It’s that time of year when western expats living in Abu Dhabi are making the decision on whether they should stay or go. June sees a natural end in the expat year as schools finish and 90% of wives and children escape the excessive summer heat and depart Abu Dhabi for greener pastures during the summer months.
The 10% that choose to not to home during summer months, usually fall equally into two brackets, they are either in the first flush of love and cannot bear to be apart for eight weeks or they have done the whole visiting family thing and turned more than a little bitter regarding their motherland, granny and relatives in general. The first flush bracket boast the distinct lack of traffic on the roads and how close they become as a family over a long relaxing summer while the bitter about homers, retreat to their summer house in Phuket .
Out of the 90% of families that leave in June to return in September, only 90% will return to Abu Dhabi. The 9% deficit may have looked on their term in Abu Dhabi as a pre-agreed term a period of 4-6 years, an opportunity to earn and save money before returning to their native country and building their dream house or they may be moving to pastures new, such as Singapore, Hong Kong or USA. The returning 81% will have enjoyed their sojourn at home but for financial reasons are returning to Abu Dhabi to either pay back the dream home they built during the boom or to avoid the deepening depths of debt that is coupled with unemployment and poor employment opportunities.

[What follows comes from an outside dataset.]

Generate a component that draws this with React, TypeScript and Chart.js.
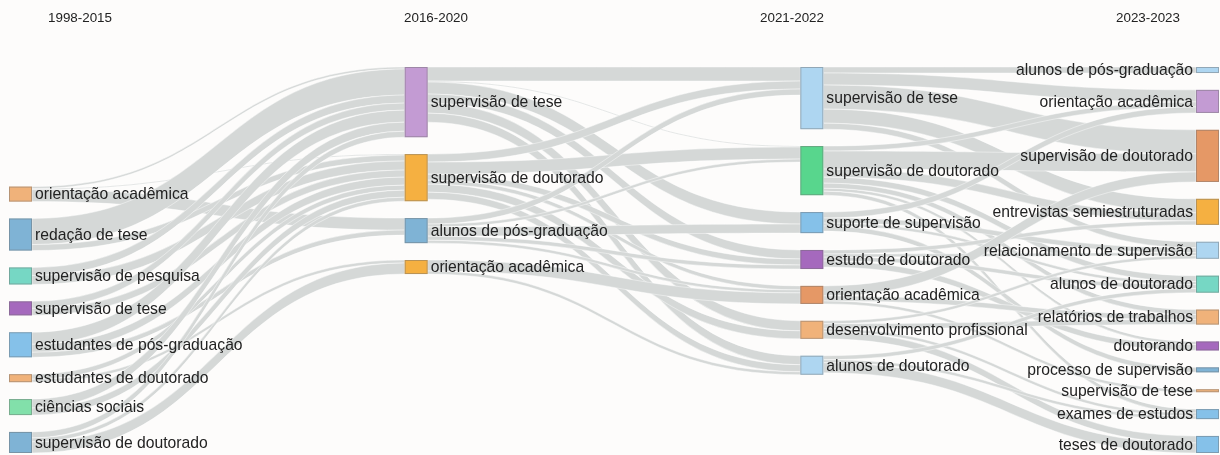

Of that 81% there are at least 25% that say that the coming year will be their last year in Abu Dhabi and of that remaining 60%, 50% say that they will stay two more years. Ergo, in two years only 30% of the people I now know in Abu Dhabi and that form part of a circle of friends and a community will be left, or else I will! So adopting this rationale, if only three in ten people that we know today in Abu Dhabi will be around in two years time, and you don’t like those two anyway, it makes for a very transient society indeed and of course this comes with its own set of advantages and disadvantages.
Which some may argue the pro’s the con’s, it has to be said that an expat society is by far the easiest society to fit into, as meeting and greeting becomes second nature and ones gets used to the come day, go day nature of friends and colleagues. There are thousands of other expats in exactly the same situation so it’s hard not to be able draw obvious parallels with other people, often with people that you find you have more in common with than friends at home, besides, if you don’t, there’ll be new people arriving soon.
Of course the disadvantages are obvious, and while one knows the reality of living in a transient and often volatile expat community, it still comes as a shock when a friend says goodbye. It changes the dynamic of life for those that are left behind and are forced to strike up a friendship with the neighbour on the other side and it’s that, that makes coming back to Abu Dhabi a new experience each September.
So whether you’re in the 90% that are off for summer, the 81%, back for more, the 10% (5% love birds, 5% bitter birds), 9% movers, 60% one year lefters, 30% two years left-ers or the remaining 30% don’t know and not thinking about it just now bracket, there is one thing for sure. Nothing stays the same in Abu Dhabi , the sun, sky and sand are always there, but the people are sure to change, so bite the bullet, make the move, enjoy the company of your friends until June, because in this uncertain world, the only thing that’s certain is change and it might well be a very different place in September.